Two different answers when integrating with respect to Brownian motion Consider the integral with respect to Brownian motion 
$$\int_{0}^{t}s  \ dB_{s} \ . $$
A textbook I am reading uses integration by parts to rewrite the above integral as 
$$tB_{t}-\int_{0}^{t}B_{s} \ ds.$$
However, I am familiar with the fact that 
$$\int_{0}^{t}g(s) \ dB_{s}\sim \mathcal{N}\left ( 0,
\int_{0}^{t}g^{2}(s) \ ds \right ).$$
If I use this idea, then $g(s)=s$, and 
$$\int_{0}^{t}s  \ dB_{s}\sim \mathcal{N}\left ( 0,
\frac{t^3}{3} \right ).$$
But then, 
$$tB_{t}-\int_{0}^{t}B_{s} \ ds \neq \int_{0}^{t}s  \ dB_{s}\sim \mathcal{N}\left ( 0,
\frac{t^3}{3} \right ).$$
So it seems I am getting two different answers.  Or maybe, the above equation is actually an $\textit{equality}.$  If that is the case, I guess I am not seeing it.
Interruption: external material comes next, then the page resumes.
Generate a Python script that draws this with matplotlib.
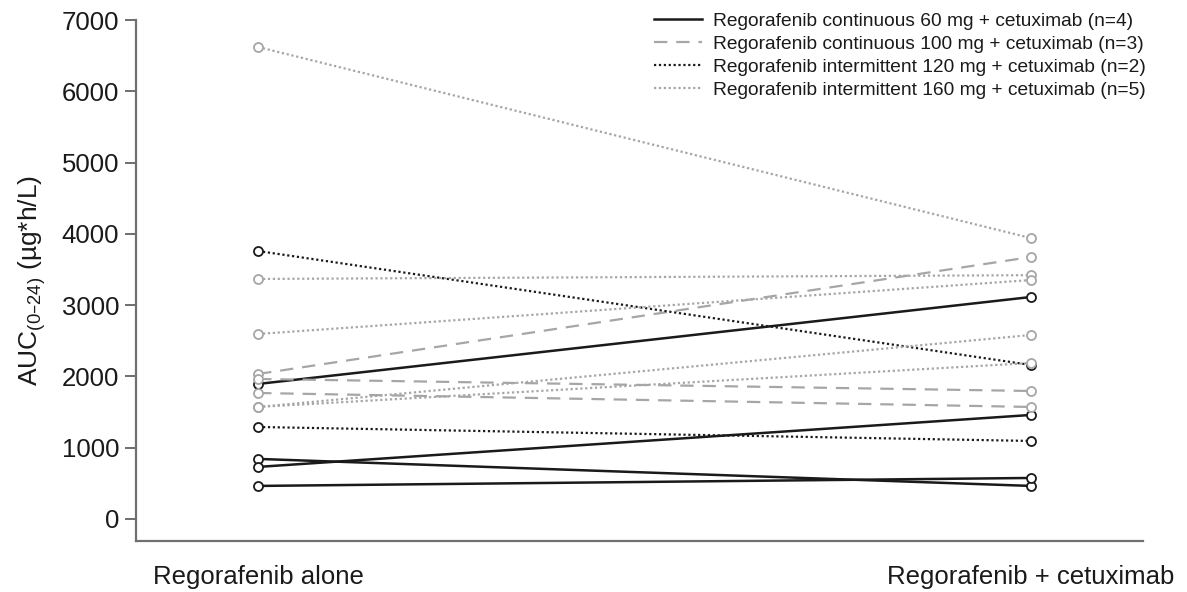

Can anyone help me understand this?
Thanks in advance! 
 A: There is no contradiction in the two results which you mention. It does hold true that $$t B_t - \int_0^t B_s \, ds = \int_0^t s dB_s \sim N(0,t^3/3).$$
To prove that $t B_t- \int_0^t B_s \, ds$ is Gaussian (without using the integration by parts formula) we can reason as follows:
Since the Brownian motion $(B_t)_{t \geq 0}$ is a Gaussian process, we know that the random vector  $(B_{s_1},\ldots,s_{m})$ is Gaussian for any choice of $0<s_1 < \ldots < s_m$ and $m \in \mathbb{N}$. This, in turn, implies that sums of the form
$$\sum_{j=1}^m \alpha_j B_{s_j} \tag{1}$$
are Gaussian for real coeficients $\alpha_j \in \mathbb{R}$.If we choose $s_j := t j/m$ for fixed $t>0$, we find in particular that
$$t B_t - \frac{1}{m} \sum_{j=1}^{m-1} B_{t j/m} $$
is Gaussian (simple choose $\alpha_j := -1/m$ for $j=1,\ldots,m-1$ and $\alpha_m := t$ in $(1)$). Noting that
$$\frac{1}{m} \sum_{j=1}^{m-1} B_{tj/m}$$
is a Riemann sums which converges pointwise to the integral $\int_0^t B_s \, ds$ as $m \to \infty$ we conclude that $$t B_t - \int_0^t B_s \, ds$$ is Gaussian as a (pointwise) limit of Gaussian random variables. Applying Fubini's theorem we find that the random variable has expectation zero; showing that the variance equals $t^3/3$ equals a bit more work but is not too difficult using known identities for moments of Brownian motion.